Columna de Marisol García: Confesiones de guion

This image released by HBO shows Tina Turner performing in 1976, from the documentary "Tina." (Rhonda Graam/HBO via AP)

Tal como en las alturas del poder se ha vuelto imperativo planificar el relato que despida “el legado” de un período presidencial, las figuras de la música no pueden hoy estar desprevenidas sobre el tipo de película, serie o documental biográfico que recopile sus conquistas, saque lustre a sus atrevimientos y minimice sus errores.



Entre los recuerdos que Tina Turner articula ante una cámara para su primer documental biográfico -estrenado en marzo y más poderosa ella que el filme, hay que decirlo-, aparece de pronto un episodio en cuya paradoja quizás no se repare. En los 80, la magnética cantante e impetuosa performer escénica no lograba defender su impronta solista frente a los medios, que persistían en preguntarle por aquel hombre que Tina sólo quería olvidar. La sombra de Ike Turner representaba un trauma psicológico pero además un lastre profesional, al que ni el hit What’s love got to do with it borraba. ¿Cómo hacer, entonces, para al fin proyectarse por sí misma, divorciada por las leyes civiles y musicales de un maltratador que no había conseguido acallar su talento?

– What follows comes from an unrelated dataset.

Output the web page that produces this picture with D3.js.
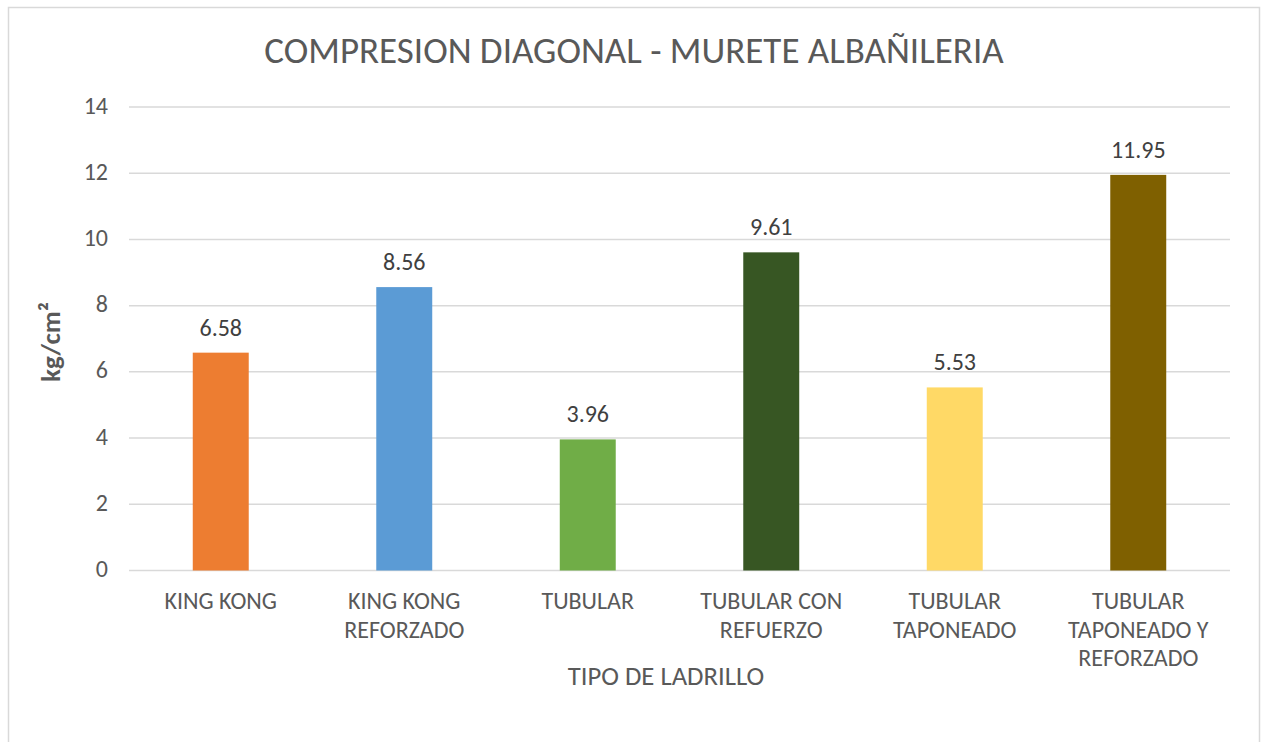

Publicar un libro, pues. Así eran las cosas entonces, cuando las estrellas de la música ubicaban a cronistas en fantasma para zanjar discusiones con reveladores impresos que llevaban las palabras ‘historia definitiva’ en portada. Hace 35 años, las 207 páginas de I, Tina: My Life Story funcionaron. Y lo aprendemos… en un documental, la plataforma contemporánea de confesiones en streaming a la que cada vez más músicos acuden buscando establecer versiones oficiales. Tal como en las alturas del poder se ha vuelto imperativo planificar el relato que despida “el legado” de un período presidencial, las figuras de la música no pueden hoy estar desprevenidas sobre el tipo de película, serie o documental biográfico que recopile sus conquistas, saque lustre a sus atrevimientos y minimice sus errores.

Tan particular control de daños debe maquillar torpezas pero por ningún motivo descartar zonas oscuras, al contrario. De Luis Miguel a Elton John han demostrado que precisamente aquello que más se escondió en antiguas entrevistas es lo que hoy dota a estos nuevos audiovisuales de su gancho de distinción. Cómo, cuándo y con qué banda sonora exhibir antiguas vergüenzas puede ser parte de la negociación de un contrato millonario con Netflix.

Ganamos con este enésimo mercado de intimidades el asomo a episodios que explican muchas cosas, incluyendo el carisma. Perdemos, sin embargo, las zonas grises que también forjan un buen cancionero, y que no por planas dejan de ser relevantes: tiempos muertos, silencios incómodos, asociaciones inconducentes, romances mecánicos. En la creciente oferta de biopics musicales el arco narrativo de niñez inspirada (precocidad), juventud sufriente (incomprensión), descenso a los infiernos (corazón partido), y al fin reimpulso y gloria adulta (ahí tienen, envidiosos) comienza a instalarse como una convención digna de la suspicacia. La didáctica de la redención es sencilla de comprender y dota de épica incluso el trayecto quieto de un trovador con guitarra. Pero la mejor música se nutre de particularidades que escapan al bajón y ascenso lineal.

Quizás por eso, algunos de los mejores documentales musicales son el retrato de un desastre (como Let’s get lost, sobre Chet Baker), la detención de un momento (Aretha Franklin: Amazing grace) o la autodenuncia de un fracaso (el chileno Los Rockers, rebelde rock&roll). Sincerémenos: en el pop y en la política una investigación no autorizada es casi siempre más confiable que un proyecto compartido con el cálculo de la promoción.